WHAT TO DO ->
Return exactly and only these lines: the first of the listing through the one containing "xpos = list(range(len(categories)))".

DATA SECTION ->
________________________________________
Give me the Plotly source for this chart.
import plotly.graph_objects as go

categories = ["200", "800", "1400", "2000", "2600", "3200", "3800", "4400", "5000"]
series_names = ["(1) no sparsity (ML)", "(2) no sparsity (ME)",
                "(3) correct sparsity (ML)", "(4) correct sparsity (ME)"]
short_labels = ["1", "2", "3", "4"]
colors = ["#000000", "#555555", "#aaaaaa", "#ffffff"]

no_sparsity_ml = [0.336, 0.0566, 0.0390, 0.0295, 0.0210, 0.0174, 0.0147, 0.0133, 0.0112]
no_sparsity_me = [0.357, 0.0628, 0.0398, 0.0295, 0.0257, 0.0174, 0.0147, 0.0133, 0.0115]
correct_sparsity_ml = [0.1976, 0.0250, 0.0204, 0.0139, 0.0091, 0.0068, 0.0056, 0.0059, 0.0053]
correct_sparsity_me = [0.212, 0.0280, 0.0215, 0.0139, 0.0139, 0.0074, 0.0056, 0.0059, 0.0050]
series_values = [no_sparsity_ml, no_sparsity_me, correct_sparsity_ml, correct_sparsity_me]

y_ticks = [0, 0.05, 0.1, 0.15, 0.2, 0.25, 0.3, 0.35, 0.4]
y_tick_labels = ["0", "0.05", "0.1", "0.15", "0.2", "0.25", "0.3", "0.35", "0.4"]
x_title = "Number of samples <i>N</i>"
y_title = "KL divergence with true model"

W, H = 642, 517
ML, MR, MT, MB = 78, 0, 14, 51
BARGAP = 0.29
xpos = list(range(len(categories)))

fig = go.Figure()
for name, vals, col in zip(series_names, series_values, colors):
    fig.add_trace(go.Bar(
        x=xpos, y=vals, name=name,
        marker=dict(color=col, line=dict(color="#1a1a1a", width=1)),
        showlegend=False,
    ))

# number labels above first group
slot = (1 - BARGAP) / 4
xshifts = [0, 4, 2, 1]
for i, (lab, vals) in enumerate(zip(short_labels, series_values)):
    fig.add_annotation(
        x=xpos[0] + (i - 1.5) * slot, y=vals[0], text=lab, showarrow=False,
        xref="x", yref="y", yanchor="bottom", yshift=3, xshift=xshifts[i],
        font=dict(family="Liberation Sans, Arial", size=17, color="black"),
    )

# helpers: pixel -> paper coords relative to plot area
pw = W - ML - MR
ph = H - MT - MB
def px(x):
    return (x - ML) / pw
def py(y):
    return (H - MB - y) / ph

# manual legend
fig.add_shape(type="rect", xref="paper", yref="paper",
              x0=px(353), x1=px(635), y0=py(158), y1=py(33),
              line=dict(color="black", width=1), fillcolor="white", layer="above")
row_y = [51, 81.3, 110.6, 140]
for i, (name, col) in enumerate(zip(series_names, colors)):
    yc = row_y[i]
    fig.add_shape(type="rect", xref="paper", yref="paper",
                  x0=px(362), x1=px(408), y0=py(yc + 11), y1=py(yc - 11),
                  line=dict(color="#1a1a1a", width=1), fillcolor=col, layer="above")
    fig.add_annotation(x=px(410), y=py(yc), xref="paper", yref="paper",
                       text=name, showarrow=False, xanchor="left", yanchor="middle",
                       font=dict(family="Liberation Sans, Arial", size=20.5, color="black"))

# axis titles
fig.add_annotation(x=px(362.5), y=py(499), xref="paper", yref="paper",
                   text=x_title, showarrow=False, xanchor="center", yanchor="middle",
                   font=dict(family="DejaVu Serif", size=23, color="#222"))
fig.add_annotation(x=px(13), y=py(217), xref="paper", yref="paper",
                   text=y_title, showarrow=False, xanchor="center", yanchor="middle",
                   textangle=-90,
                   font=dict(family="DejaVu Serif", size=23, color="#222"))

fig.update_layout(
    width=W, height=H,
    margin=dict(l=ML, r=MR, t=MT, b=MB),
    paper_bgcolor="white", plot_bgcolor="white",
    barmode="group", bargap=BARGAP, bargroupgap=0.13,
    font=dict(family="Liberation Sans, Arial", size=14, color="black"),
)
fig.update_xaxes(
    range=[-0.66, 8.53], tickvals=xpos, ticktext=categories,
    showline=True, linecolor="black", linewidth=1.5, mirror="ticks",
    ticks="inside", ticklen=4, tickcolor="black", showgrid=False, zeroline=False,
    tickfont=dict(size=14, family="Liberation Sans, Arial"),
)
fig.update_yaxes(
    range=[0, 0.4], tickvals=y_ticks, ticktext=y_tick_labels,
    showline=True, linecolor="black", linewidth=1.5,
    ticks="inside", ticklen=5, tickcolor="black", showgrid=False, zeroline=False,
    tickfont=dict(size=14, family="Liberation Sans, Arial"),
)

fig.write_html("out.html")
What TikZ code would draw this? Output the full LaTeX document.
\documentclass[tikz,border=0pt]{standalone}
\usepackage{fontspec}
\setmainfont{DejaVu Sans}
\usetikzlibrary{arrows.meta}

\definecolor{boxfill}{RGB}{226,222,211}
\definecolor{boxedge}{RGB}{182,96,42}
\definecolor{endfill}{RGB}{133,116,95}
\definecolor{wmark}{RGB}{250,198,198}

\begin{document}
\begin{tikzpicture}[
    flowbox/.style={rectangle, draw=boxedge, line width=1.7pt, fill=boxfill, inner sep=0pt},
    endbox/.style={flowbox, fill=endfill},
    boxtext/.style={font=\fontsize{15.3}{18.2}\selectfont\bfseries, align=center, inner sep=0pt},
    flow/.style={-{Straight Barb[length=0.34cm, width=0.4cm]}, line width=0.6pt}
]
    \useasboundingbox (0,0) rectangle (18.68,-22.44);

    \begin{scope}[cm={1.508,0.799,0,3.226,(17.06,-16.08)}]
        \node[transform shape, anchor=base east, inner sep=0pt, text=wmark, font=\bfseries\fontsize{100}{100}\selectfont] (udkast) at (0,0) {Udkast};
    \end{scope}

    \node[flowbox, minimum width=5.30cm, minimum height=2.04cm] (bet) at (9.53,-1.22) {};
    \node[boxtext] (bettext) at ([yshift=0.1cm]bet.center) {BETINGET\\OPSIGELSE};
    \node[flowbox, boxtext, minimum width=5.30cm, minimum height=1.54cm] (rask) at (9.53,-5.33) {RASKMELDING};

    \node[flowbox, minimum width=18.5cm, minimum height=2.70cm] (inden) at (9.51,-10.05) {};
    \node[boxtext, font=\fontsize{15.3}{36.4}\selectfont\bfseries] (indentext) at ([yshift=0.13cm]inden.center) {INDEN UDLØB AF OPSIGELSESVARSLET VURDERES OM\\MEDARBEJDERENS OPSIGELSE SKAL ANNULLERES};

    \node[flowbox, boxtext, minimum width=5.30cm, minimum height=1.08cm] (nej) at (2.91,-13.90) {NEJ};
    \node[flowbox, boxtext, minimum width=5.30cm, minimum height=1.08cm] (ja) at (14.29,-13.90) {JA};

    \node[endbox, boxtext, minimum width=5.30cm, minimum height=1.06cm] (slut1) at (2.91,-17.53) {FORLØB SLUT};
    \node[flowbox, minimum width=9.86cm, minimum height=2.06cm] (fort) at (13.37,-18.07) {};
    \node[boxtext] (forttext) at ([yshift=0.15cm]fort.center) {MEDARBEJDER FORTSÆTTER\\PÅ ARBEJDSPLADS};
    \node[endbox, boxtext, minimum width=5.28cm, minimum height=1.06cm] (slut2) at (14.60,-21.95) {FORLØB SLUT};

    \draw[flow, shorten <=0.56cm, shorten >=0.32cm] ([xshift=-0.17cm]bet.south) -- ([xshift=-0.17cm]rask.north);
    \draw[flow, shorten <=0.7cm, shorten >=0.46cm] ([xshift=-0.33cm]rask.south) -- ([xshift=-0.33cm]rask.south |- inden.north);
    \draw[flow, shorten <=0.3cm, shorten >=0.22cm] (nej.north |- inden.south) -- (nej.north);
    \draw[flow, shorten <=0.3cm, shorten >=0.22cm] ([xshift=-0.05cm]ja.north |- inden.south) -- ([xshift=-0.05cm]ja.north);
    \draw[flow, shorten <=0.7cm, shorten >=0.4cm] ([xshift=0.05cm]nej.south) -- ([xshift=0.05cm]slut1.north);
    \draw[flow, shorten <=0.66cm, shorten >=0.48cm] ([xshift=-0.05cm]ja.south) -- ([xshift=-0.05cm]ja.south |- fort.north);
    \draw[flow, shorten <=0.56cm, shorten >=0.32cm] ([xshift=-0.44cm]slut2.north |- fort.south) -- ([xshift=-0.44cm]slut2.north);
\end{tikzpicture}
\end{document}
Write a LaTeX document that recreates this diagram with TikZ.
________________________________________
SOLUTION ->
Give me the Plotly source for this chart.
import plotly.graph_objects as go

categories = ["200", "800", "1400", "2000", "2600", "3200", "3800", "4400", "5000"]
series_names = ["(1) no sparsity (ML)", "(2) no sparsity (ME)",
                "(3) correct sparsity (ML)", "(4) correct sparsity (ME)"]
short_labels = ["1", "2", "3", "4"]
colors = ["#000000", "#555555", "#aaaaaa", "#ffffff"]

no_sparsity_ml = [0.336, 0.0566, 0.0390, 0.0295, 0.0210, 0.0174, 0.0147, 0.0133, 0.0112]
no_sparsity_me = [0.357, 0.0628, 0.0398, 0.0295, 0.0257, 0.0174, 0.0147, 0.0133, 0.0115]
correct_sparsity_ml = [0.1976, 0.0250, 0.0204, 0.0139, 0.0091, 0.0068, 0.0056, 0.0059, 0.0053]
correct_sparsity_me = [0.212, 0.0280, 0.0215, 0.0139, 0.0139, 0.0074, 0.0056, 0.0059, 0.0050]
series_values = [no_sparsity_ml, no_sparsity_me, correct_sparsity_ml, correct_sparsity_me]

y_ticks = [0, 0.05, 0.1, 0.15, 0.2, 0.25, 0.3, 0.35, 0.4]
y_tick_labels = ["0", "0.05", "0.1", "0.15", "0.2", "0.25", "0.3", "0.35", "0.4"]
x_title = "Number of samples <i>N</i>"
y_title = "KL divergence with true model"

W, H = 642, 517
ML, MR, MT, MB = 78, 0, 14, 51
BARGAP = 0.29
xpos = list(range(len(categories)))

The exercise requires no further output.